Juan Griego es una hermosa bahía con lagunas y una fortaleza y montañas al fondo –en la parte norte de la isla– cerca de hermosas playas. No será difícil recuperarse cuando los turistas regresen. Quizás el otro hijo emigrante regrese también para dirigir la pizzería.

Vuelvo rápidamente a la capital porque se me acabó el tiempo. Luis Alberto y Florángela están muy contentos de que haya cumplido mi misión y sobre todo de que no me haya topado con ningún malandro, los famosos criminales locales. Hasta el niño agita las manos y grita de alegría. Bien, si es así, quiere decir que hay algún futuro. Tilta aparece en el último momento. Bloquea el taxi con su motocicleta para darme una botella de cocuy artesanal.

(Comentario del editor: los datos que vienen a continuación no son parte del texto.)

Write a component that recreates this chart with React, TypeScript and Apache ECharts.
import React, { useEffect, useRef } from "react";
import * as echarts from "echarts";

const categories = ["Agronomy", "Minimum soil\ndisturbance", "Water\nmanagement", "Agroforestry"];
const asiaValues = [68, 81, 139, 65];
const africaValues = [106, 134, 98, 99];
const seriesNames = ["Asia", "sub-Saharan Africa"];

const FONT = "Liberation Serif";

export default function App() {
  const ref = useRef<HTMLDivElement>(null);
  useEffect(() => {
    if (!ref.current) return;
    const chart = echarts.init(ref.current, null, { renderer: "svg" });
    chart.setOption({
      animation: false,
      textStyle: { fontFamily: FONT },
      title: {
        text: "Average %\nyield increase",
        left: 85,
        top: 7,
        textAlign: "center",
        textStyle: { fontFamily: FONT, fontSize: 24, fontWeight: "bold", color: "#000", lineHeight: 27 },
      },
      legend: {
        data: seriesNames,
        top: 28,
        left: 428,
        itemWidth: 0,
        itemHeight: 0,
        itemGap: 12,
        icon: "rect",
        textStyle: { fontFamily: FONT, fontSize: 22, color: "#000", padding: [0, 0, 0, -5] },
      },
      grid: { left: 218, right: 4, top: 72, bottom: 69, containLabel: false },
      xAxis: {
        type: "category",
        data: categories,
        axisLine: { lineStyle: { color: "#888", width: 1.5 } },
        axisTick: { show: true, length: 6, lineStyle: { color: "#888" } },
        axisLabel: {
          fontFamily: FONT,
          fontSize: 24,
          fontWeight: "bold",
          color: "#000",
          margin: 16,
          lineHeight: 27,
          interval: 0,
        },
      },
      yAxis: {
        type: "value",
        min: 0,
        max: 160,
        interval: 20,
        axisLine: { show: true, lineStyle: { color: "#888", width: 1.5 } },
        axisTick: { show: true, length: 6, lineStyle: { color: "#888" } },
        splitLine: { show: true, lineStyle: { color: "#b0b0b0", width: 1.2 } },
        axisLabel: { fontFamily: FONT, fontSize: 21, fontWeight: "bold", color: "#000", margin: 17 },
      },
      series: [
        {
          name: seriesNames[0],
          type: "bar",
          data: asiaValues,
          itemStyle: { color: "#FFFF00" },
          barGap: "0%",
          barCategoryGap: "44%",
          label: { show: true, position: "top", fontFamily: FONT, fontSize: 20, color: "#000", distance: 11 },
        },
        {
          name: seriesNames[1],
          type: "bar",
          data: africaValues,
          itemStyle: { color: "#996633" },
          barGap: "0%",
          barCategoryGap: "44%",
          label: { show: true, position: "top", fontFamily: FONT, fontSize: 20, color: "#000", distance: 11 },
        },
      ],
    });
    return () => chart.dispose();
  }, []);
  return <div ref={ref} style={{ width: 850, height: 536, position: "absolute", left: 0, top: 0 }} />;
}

–El año que viene habrá una celebración. Así que tal vez la próxima vez no invites a las chicas a un cementerio.

Ni siquiera se quita el casco, que tiene la visera baja. Pero sé que sonríe.

 

 

 

Nota: El relato, escrito en 2018, se publicó en italiano en la revista “Limes” n.3 de 2019. Ha sido traducido por dos venezolanos: Sandra Caula, que vive en España, y otro que, por vivir en Venezuela, prefiere quedar en el anonimato.